Un mystère a été levé jeudi sur la censure à Guantanamo, quand le juge militaire a ouvertement reconnu que le gouvernement américain avait brouillé des échanges qu’il jugeait sensibles et lui a catégoriquement interdit de le faire à l’avenir.
Le juge James Pohl a infligé un sévère camouflet au gouvernement dans la procédure contre les accusés des attentats du 11-Septembre qui encourent la peine de mort pour le meurtre de près de 3.000 personnes.
Dans la salle du tribunal ultra-sécurisé et high-tech expressément conçu pour ce procès historique, le juge a levé le mystère de « la lumière rouge » qui signale, comme un gyrophare, quand les débats sont censurés.
« Le public n’a pas un droit illimité d’accès aux informations classifiées. Cependant, la seule personne autorisée à fermer la salle du tribunal est le juge », a-t-il tranché.
A Guantanamo, les échanges sont diffusés avec un différé de 40 secondes dans la salle de presse et dans la galerie où se trouvent, derrière une épaisse paroi vitrée, les journalistes, les organisations des droits de l’homme et les familles des victimes.
Ce différé permet à un officier de sécurité du tribunal (CSO, court security officer), assis à côté du juge, de censurer les échanges susceptibles d’être classifiés. Il dispose pour cela d’un double interrupteur, que l’AFP a pu voir, sur lequel on peut lire « stop » et « go ». Au dessus de lui, la « lumière rouge » est visible des spectateurs assis derrière la paroi vitrée.
Or le colonel Pohl a révélé jeudi que « l’autorité de classification » du gouvernement (OCA, original classification authority) disposait également d’un interrupteur, à l’extérieur de la salle du tribunal.

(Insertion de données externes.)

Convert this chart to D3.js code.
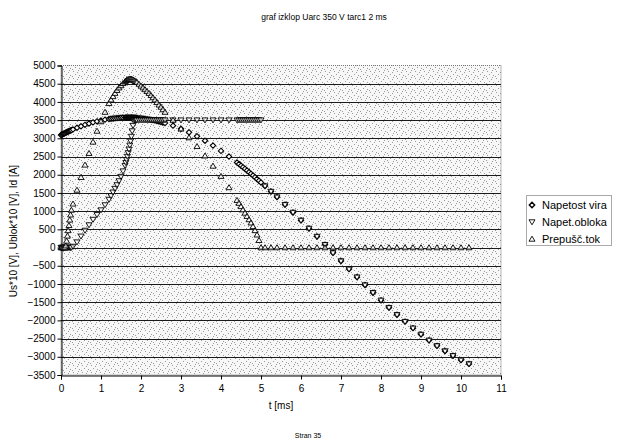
<!DOCTYPE html>
<html>
<head>
<meta charset="utf-8">
<script src="https://cdn.jsdelivr.net/npm/d3@7"></script>
<style>
  html, body { margin: 0; padding: 0; background: #fff; }
  svg { display: block; }
  text { font-family: "Liberation Sans", Arial, sans-serif; fill: #000; }
</style>
</head>
<body>
<svg id="chart" width="617" height="443"></svg>
<script>
// ---------------- DATA ----------------
const chartTitle = "graf izklop Uarc 350 V tarc1 2 ms";
const footerText = "Stran 35";
const xTitle = "t [ms]";
const yTitle = "Us*10 [V], Ublok*10 [V], Id [A]";
const seriesNames = ["Napetost vira", "Napet.obloka", "Prepušč.tok"];

const xTicks = [0, 1, 2, 3, 4, 5, 6, 7, 8, 9, 10, 11];
const yTicks = [-3500, -3000, -2500, -2000, -1500, -1000, -500, 0, 500, 1000, 1500, 2000, 2500, 3000, 3500, 4000, 4500, 5000];

// time [ms]
const time = [
  0, 0.02, 0.04, 0.06, 0.08, 0.10, 0.12, 0.14, 0.16, 0.18, 0.20, 0.22, 0.24, 0.26,
  0.3, 0.4, 0.5, 0.6, 0.7, 0.8, 0.9, 1.0, 1.1, 1.2,
  1.25, 1.3, 1.35, 1.4, 1.45, 1.5, 1.55, 1.6, 1.62, 1.64, 1.66, 1.68, 1.7, 1.72, 1.74, 1.76, 1.78, 1.8,
  1.82, 1.84, 1.86, 1.88, 1.9, 1.95, 2.0, 2.05, 2.1, 2.15, 2.2, 2.25, 2.3, 2.35, 2.4, 2.45, 2.5, 2.55,
  2.6, 2.8, 3.0, 3.2, 3.4, 3.6, 3.8, 4.0, 4.2, 4.4,
  4.45, 4.5, 4.55, 4.6, 4.65, 4.7, 4.75, 4.8, 4.85, 4.9, 4.95, 5.0,
  5.1, 5.25, 5.4, 5.6, 5.8, 6.0, 6.2, 6.4, 6.6, 6.8, 7.0, 7.2, 7.4, 7.6, 7.8, 8.0, 8.2, 8.4, 8.6, 8.8,
  9.0, 9.2, 9.4, 9.6, 9.8, 10.0, 10.2
];

// Napetost vira (source voltage *10)
const napetostVira = [
  3090, 3101, 3112, 3123, 3134, 3144, 3155, 3166, 3176, 3186, 3196, 3206, 3216, 3225,
  3244, 3290, 3331, 3370, 3406, 3438, 3466, 3491, 3513, 3531,
  3539, 3546, 3552, 3557, 3561, 3565, 3568, 3569, 3570, 3570, 3570, 3570, 3570, 3570, 3569, 3569, 3568, 3567,
  3566, 3565, 3564, 3562, 3561, 3556, 3551, 3545, 3537, 3529, 3521, 3511, 3500, 3489, 3476, 3463, 3449, 3434,
  3419, 3348, 3263, 3166, 3056, 2934, 2800, 2655, 2500, 2336,
  2293, 2249, 2206, 2161, 2117, 2071, 2025, 1979, 1932, 1884, 1836, 1788,
  1690, 1540, 1387, 1178, 964, 746, 525, 303, 79, -146, -369, -592, -812, -1028, -1241, -1449, -1651, -1846, -2034, -2214,
  -2386, -2548, -2700, -2841, -2971, -3090, -3196
];

// Napet.obloka (arc voltage *10)
const napetObloka = [
  0, 0, 0, 0, 0, 0, 0, 0, 0, 0, 0, 0, 0, 0,
  30, 150, 310, 470, 620, 770, 900, 1030, 1170, 1320,
  1420, 1520, 1620, 1720, 1830, 1950, 2100, 2250, 2330, 2410, 2500, 2600, 2700, 2810, 2920, 3050, 3200, 3350,
  3480, 3500, 3500, 3500, 3500, 3500, 3500, 3500, 3500, 3500, 3500, 3500, 3500, 3500, 3500, 3500, 3500, 3500,
  3500, 3500, 3500, 3500, 3500, 3500, 3500, 3500, 3500, 3500,
  3500, 3500, 3500, 3500, 3500, 3500, 3500, 3500, 3500, 3500, 3500, 3500,
  1690, 1540, 1387, 1178, 964, 746, 525, 303, 79, -146, -369, -592, -812, -1028, -1241, -1449, -1651, -1846, -2034, -2214,
  -2386, -2548, -2700, -2841, -2971, -3090, -3196
];

// Prepušč.tok (let-through current)
const prepuscTok = [
  0, 0, 0, 0, 0, 0, 50, 180, 320, 470, 610, 760, 900, 1030,
  1200, 1580, 1930, 2270, 2590, 2900, 3200, 3460, 3720, 3960,
  4060, 4150, 4240, 4320, 4390, 4450, 4510, 4560, 4580, 4595, 4610, 4620, 4625, 4630, 4630, 4625, 4618, 4608,
  4595, 4580, 4565, 4550, 4540, 4490, 4440, 4390, 4340, 4290, 4240, 4180, 4120, 4060, 3990, 3920, 3860, 3790,
  3720, 3500, 3260, 3020, 2780, 2520, 2240, 1960, 1650, 1300,
  1220, 1130, 1040, 950, 860, 770, 680, 580, 470, 350, 200, 0,
  0, 0, 0, 0, 0, 0, 0, 0, 0, 0, 0, 0, 0, 0, 0, 0, 0, 0, 0, 0,
  0, 0, 0, 0, 0, 0, 0
];

// ---------------- CHART ----------------
const svg = d3.select("#chart");
const plot = { left: 61, right: 501, top: 65.5, bottom: 375 };

const x = d3.scaleLinear().domain([0, 11]).range([plot.left, plot.right]);
const y = d3.scaleLinear().domain([-3500, 5000]).range([plot.bottom, plot.top]);

// stipple pattern background
const defs = svg.append("defs");
const pat = defs.append("pattern").attr("id", "stip").attr("patternUnits", "userSpaceOnUse")
  .attr("width", 9).attr("height", 7);
pat.append("rect").attr("width", 9).attr("height", 7).attr("fill", "#f7f7f7");
[[1,1],[5,2],[3,4],[7,5],[0,6],[6,0]].forEach(p =>
  pat.append("rect").attr("x", p[0]).attr("y", p[1]).attr("width", 1).attr("height", 1).attr("fill", "#9a9a9a"));

svg.append("rect")
  .attr("x", plot.left).attr("y", plot.top)
  .attr("width", plot.right - plot.left).attr("height", plot.bottom - plot.top)
  .attr("fill", "url(#stip)")
  .attr("stroke", "#777").attr("stroke-dasharray", "1,1").attr("stroke-width", 1);

// gridlines
svg.append("g").selectAll("line")
  .data(yTicks.filter(v => v > -3500 && v < 5000))
  .join("line")
  .attr("x1", plot.left).attr("x2", plot.right)
  .attr("y1", d => Math.round(y(d)) + 0.5).attr("y2", d => Math.round(y(d)) + 0.5)
  .attr("stroke", "#1a1a1a").attr("stroke-width", 1);

// axes
const yAxis = d3.axisLeft(y).tickValues(yTicks).tickSize(4).tickPadding(2).tickFormat(d3.format("d"));
const gy = svg.append("g").attr("transform", `translate(${plot.left + 0.5},0)`).call(yAxis);
const xAxis = d3.axisBottom(x).tickValues(xTicks).tickSize(4).tickPadding(5).tickFormat(d3.format("d"));
const gx = svg.append("g").attr("transform", `translate(0,${plot.bottom + 0.5})`).call(xAxis);
[gx, gy].forEach(g => {
  g.selectAll("path").attr("stroke", "#000");
  g.selectAll("line").attr("stroke", "#000");
  g.selectAll("text").attr("font-size", 10).attr("font-family", "Liberation Sans, Arial, sans-serif").attr("fill", "#000");
});

// markers
const rows = time.map((t, i) => ({ t, s: napetostVira[i], a: napetObloka[i], c: prepuscTok[i] }));
const diamond = d3.symbol().type(d3.symbolDiamond2).size(18);
const triDown = "M-3,-2.2L3,-2.2L0,2.8Z";
const triUp = "M-3,2.2L3,2.2L0,-2.8Z";

const g1 = svg.append("g");
g1.selectAll("path").data(rows).join("path")
  .attr("d", diamond)
  .attr("transform", d => `translate(${x(d.t)},${y(d.s)})`)
  .attr("fill", "#fff").attr("stroke", "#000").attr("stroke-width", 1.1);

const g2 = svg.append("g");
g2.selectAll("path").data(rows).join("path")
  .attr("d", triDown)
  .attr("transform", d => `translate(${x(d.t)},${y(d.a)})`)
  .attr("fill", "#fff").attr("fill-opacity", 0.6).attr("stroke", "#000").attr("stroke-width", 0.9);

const g3 = svg.append("g");
g3.selectAll("path").data(rows).join("path")
  .attr("d", triUp)
  .attr("transform", d => `translate(${x(d.t)},${y(d.c)})`)
  .attr("fill", "#fff").attr("fill-opacity", 0.6).attr("stroke", "#000").attr("stroke-width", 0.9);

// titles
svg.append("text").attr("x", 324).attr("y", 20).attr("text-anchor", "middle")
  .attr("font-size", 8.5).text(chartTitle);
svg.append("text").attr("x", (plot.left + plot.right) / 2).attr("y", 409).attr("text-anchor", "middle")
  .attr("font-size", 10).text(xTitle);
svg.append("text").attr("transform", "translate(17,231) rotate(-90)").attr("text-anchor", "middle")
  .attr("font-size", 10).text(yTitle);
svg.append("text").attr("x", 308).attr("y", 438).attr("text-anchor", "middle")
  .attr("font-size", 7).text(footerText);

// legend
const lg = svg.append("g");
lg.append("rect").attr("x", 526.5).attr("y", 195.5).attr("width", 85).attr("height", 50)
  .attr("fill", "#fff").attr("stroke", "#555").attr("stroke-dasharray", "1,1");
const legendShapes = [diamond(), triDown, triUp];
seriesNames.forEach((name, i) => {
  const cy = 205 + i * 17;
  lg.append("path").attr("d", legendShapes[i]).attr("transform", `translate(532,${cy})`)
    .attr("fill", "#fff").attr("stroke", "#000").attr("stroke-width", i === 0 ? 1.4 : 0.9);
  lg.append("text").attr("x", 542).attr("y", cy + 4).attr("font-size", 11).text(name);
});
</script>
</body>
</html>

« Le juge et seulement le juge décide »
Au dernier jour de cette audience préliminaire à Guantanamo, le juge Pohl a ordonné que « le gouvernement déconnecte le circuit externe (des débats) ou sa capacité de suspendre la diffusion » des échanges.
Lundi, une portion des débats a été censurée lorsqu’a été mentionné le sujet sensible des prisons secrètes de la CIA où les cinq accusés ont été détenus et subi des interrogatoires musclés. Le juge s’était montré étonné et furieux que l’interrupteur ait été actionné sans qu’il soit au courant.
La procureure, en charge des questions de classification au ministère de la Justice, Joanna Baltes avait expliqué qu’OCA avait la possibilité de contrôler le circuit de diffusion. Il apparaît ainsi qu’OCA a coupé le fil dans la mesure où c’est la la CIA qui gérait les prisons secrètes où les accusés ont été soumis à un programme d’interrogatoires renforcés, dont certains sont assimilés à de la torture.
« Le juge et seulement le juge décide » dans ce tribunal, a encore lancé le juge Pohl.
Peu avant, la défense avait déposé une requête d’urgence pour suspendre la procédure tant que la question de la protection des communications confidentielles entre les clients et leurs avocats n’aura pas été tranchée.
David Nevin, l’avocat de Khaled Cheikh Mohammed, le cerveau autoproclamé des attentats, affirme que toutes ses conversations avec son client, y compris lors de ses visites ou bien en aparté dans la salle du tribunal, sont enregistrées.
Sur les tables de la défense et de l’accusation, une pancarte « rappelle qu’il faut éteindre les microphones pendant des conversations en apparté ». Mais James Connell, l’avocat du Pakistanais Ali Abd al-Aziz Ali, avait déclaré à la presse que même ces conversations étaient enregistrées.
Juste avant que les débats soient ajournés jusqu’au 11 février, James Pohl a aussi ordonné que le juge Bruce MacDonald, l’autorité suprême des tribunaux militaires, témoigne en février, signant un autre revers pour le gouvernement qui s’y opposait.
Les cinq accusés avaient à nouveau boycotté les audiences jeudi, comme ils y sont autorisés par le juge. Leur procès ne doit pas commencer avant un an.